Antes de trabajar en la avenida, laboraba como recepcionista de una empresa constructora. Pero cuando dejó ese trabajo, tuvo que buscar otra manera para costearse la vida.
“El otro trabajo me daba mucha seguridad. Una oficina, un escritorio, un salario todo los 15. Pero también, en el fondo, supe que así no tenía que ser mi vida”.
Brenes tenía algo de conocimiento con las manualidades, así que comenzó a crear sus pulseras, dijes, llaveros. Y cuando notó que ese espacio en San José le ofrecía un público respetuoso que valoraba su producto, decidió establecerse allí.
“La vida cambia, pero para bien. Ahora soy una persona más ahorrativa porque este trabajo no te asegura nada. Generalmente, logro ahorrar ¢10.000 por día. Esa es mi meta. Así me pago mi apartamento, y mis gustitos”.
Rebeca aprendió además a sobrevivir el día con ¢3.000. Eso es todo lo que necesita para comer y mantenerse hidratada. Sin un jefe que la moleste, sin un uniforme.
“Uno aprende poco a poco a tener otro estilo de vida. Yo no me muero de hambre. Eso sí, tenemos un horario fijo. Yo me levanto todos los días a las 4 a. m. para poder llegar acá a las 5. La gente suele creer que somos unos vagos, pero trabajamos casi 10 horas al día”.
Tuquitos
La ventaja de ese espacio abierto, es que cada quien vende lo que puede. No hay restricciones, y cada artista decide qué presentarles a los compradores.
Por ejemplo, José Antonio Acosta, de 40 años, solía trabajar en construcción, y en su ratos de descanso, vendía cajetas. Ahora hace artesanías con bambú que consigue al frente de su casa.
Otro de ellos, quien también laboró en construcción, es Juan Carlos Córdoba, de 47 años, quien vende figuras en aluminio.
“Yo siento que Costa Rica no sabe muy bien donde posicionarnos. Es decir, no sé que tanto nos apoyan como artistas”, me confiesa.
Entre los artesanos de ese espacio, en particular, hay camaradería y respeto pero, de vez en cuando, se desesperan por el espacio limitado.
‘Wolfgang’ (no me quiso dar su nombre porque alegó que puede correr peligro si lo hace), vende tucos de madera junto a Patricia, conocida como “Pollo”.

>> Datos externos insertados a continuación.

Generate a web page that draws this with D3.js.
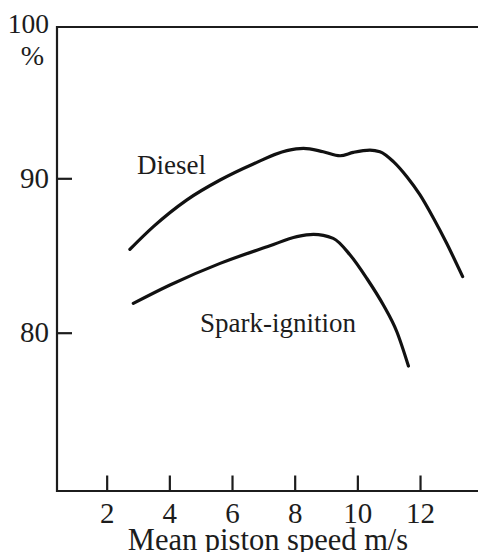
<!DOCTYPE html>
<html>
<head>
<meta charset="utf-8">
<script src="https://cdn.jsdelivr.net/npm/d3@7"></script>
<style>
  html, body { margin: 0; padding: 0; background: #fff; }
  svg { display: block; }
</style>
</head>
<body>
<svg id="chart" width="478" height="552"></svg>
<script>
// Mean piston speed (m/s) against efficiency (%)
const dieselSpeed = [2.74, 3.49, 4.55, 5.62, 6.68, 7.75, 8.28, 8.91, 9.45, 9.87, 10.40, 10.72, 11.15, 11.58, 12.0, 12.43, 12.85, 13.36];
const dieselEff   = [85.40, 86.87, 88.59, 89.89, 90.93, 91.79, 91.94, 91.72, 91.46, 91.68, 91.83, 91.72, 91.08, 90.10, 88.92, 87.41, 85.79, 83.63];

const sparkSpeed = [2.85, 4.02, 5.62, 7.21, 8.07, 8.60, 9.23, 9.77, 10.30, 10.83, 11.26, 11.63];
const sparkEff   = [81.90, 83.09, 84.49, 85.63, 86.22, 86.37, 86.11, 85.03, 83.52, 81.79, 80.06, 77.84];

const xTicks = [2, 4, 6, 8, 10, 12];
const yTicks = [80, 90, 100];
const xTitle = "Mean piston speed m/s";
const yUnit = "%";
const seriesLabels = ["Diesel", "Spark-ignition"];

const serif = '"Liberation Serif"';
const svg = d3.select("#chart");
const ink = "#1c1c1c";

// plot frame
const frame = { left: 57, top: 27, right: 480, bottom: 491 };

const x = d3.scaleLinear().domain([0, 14]).range([44, 482.7]);
const y = d3.scaleLinear().domain([70, 100]).range([487.1, 23.9]);

// frame: top, left and bottom edges
svg.append("path")
  .attr("d", `M${frame.right},${frame.top}H${frame.left}V${frame.bottom}H${frame.right}`)
  .attr("fill", "none")
  .attr("stroke", ink)
  .attr("stroke-width", 2.2);

// x axis, ticks pointing into the plot
const gx = svg.append("g")
  .attr("transform", `translate(0,${frame.bottom})`)
  .call(d3.axisBottom(x).tickValues(xTicks).tickSize(-15.5).tickSizeOuter(0).tickFormat(d3.format("d")));
gx.attr("font-family", null);
gx.select(".domain").remove();
gx.selectAll(".tick line").attr("stroke", ink).attr("stroke-width", 2.2);
gx.selectAll(".tick text")
  .attr("y", 31.5).attr("dy", null)
  .style("font-family", serif)
  .style("font-size", "29px")
  .attr("fill", ink);

// y axis, ticks pointing into the plot; the top value carries no tick mark
const gy = svg.append("g")
  .attr("transform", `translate(${frame.left},0)`)
  .call(d3.axisLeft(y).tickValues(yTicks).tickSize(-15).tickSizeOuter(0).tickPadding(8).tickFormat(d3.format("d")));
gy.attr("font-family", null);
gy.select(".domain").remove();
gy.selectAll(".tick line")
  .attr("stroke", ink).attr("stroke-width", 2.2)
  .attr("x2", d => d === 100 ? 0 : 15);
gy.selectAll(".tick text")
  .style("font-family", serif)
  .style("font-size", d => d === 100 ? "27.5px" : "29px")
  .attr("fill", ink);

// unit under the top value
svg.append("text")
  .attr("x", 32.5).attr("y", 65)
  .attr("text-anchor", "middle")
  .style("font-family", serif)
  .style("font-size", "28px")
  .attr("fill", ink)
  .text(yUnit);

// x axis title
svg.append("text")
  .attr("x", 268).attr("y", 550)
  .attr("text-anchor", "middle")
  .style("font-family", serif)
  .style("font-size", "30.5px")
  .attr("fill", ink)
  .text(xTitle);

// curves
const line = d3.line()
  .x(d => x(d[0]))
  .y(d => y(d[1]))
  .curve(d3.curveMonotoneX);

const series = [
  d3.zip(dieselSpeed, dieselEff),
  d3.zip(sparkSpeed, sparkEff)
];

svg.append("g").selectAll("path")
  .data(series)
  .join("path")
  .attr("d", line)
  .attr("fill", "none")
  .attr("stroke", "#111")
  .attr("stroke-width", 3.2)
  .attr("stroke-linecap", "round");

// curve labels
svg.append("text")
  .attr("x", 137).attr("y", 174)
  .style("font-family", serif)
  .style("font-size", "27px")
  .attr("fill", ink)
  .text(seriesLabels[0]);
svg.append("text")
  .attr("x", 200).attr("y", 331.5)
  .style("font-family", serif)
  .style("font-size", "27px")
  .attr("fill", ink)
  .text(seriesLabels[1]);
</script>
</body>
</html>
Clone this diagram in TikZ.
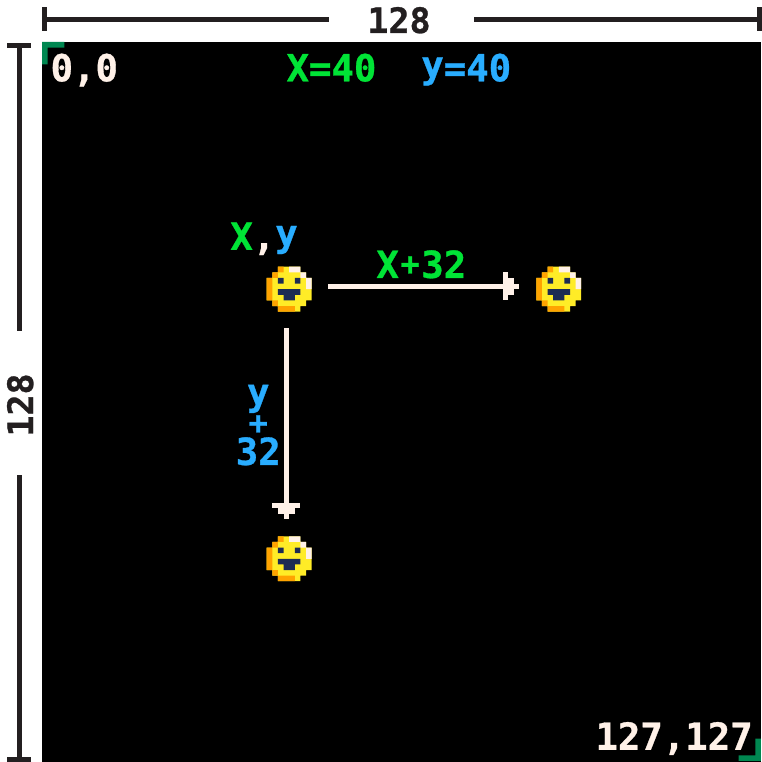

“He visto un cambio en San José. Uno que es positivo. Por lo general, no tenemos problemas con la Municipalidad. Sus oficiales vienen, y revisan lo necesario y ya”, dice Patricia, quien también asegura que se ha encargado de contribuir con la limpieza.
“Yo me pongo a caminar detrás de las personas que botan basura, y les explico que ese es nuestro lugar de trabajo. No deberían. Pero veo un progreso enorme”.
Patricia y ‘Wolfgang’ venden tucos de madera. Ambos aseguran que con estos objetos se puede aprender matemáticas, así como ejercitar el cerebro.
“Yo amo los tuquitos. Puedo jugar con ellos todo el tiempo, y los niños, cuando nos ven, se acercan a tocar todo. Es hermoso”, cuenta “Pollo”.
Los tucos cuentan con medidas exactas que sólo ellos, y humanos muy dotados en los números, comprenden. Que la circunferencia, los ángulos, la hipotenusa. Ese es su lenguaje, y se entienden.
Una de las razones por las que estos artesanos se establecieron, específicamente en esa zona, es por el flujo constante de transeúntes, nacionales y extranjeros. Poco a poco, observando y analizando, descubrieron que ese lugar es positivo para el comercio. A pesar de que las condiciones que ofrece la calle, no son las ideales.
Wolfgang, lo explica así:
“Vea para allá, hacia la avenida. Ve toda esa gente. Es que por aquí pasa el mar de la vida”.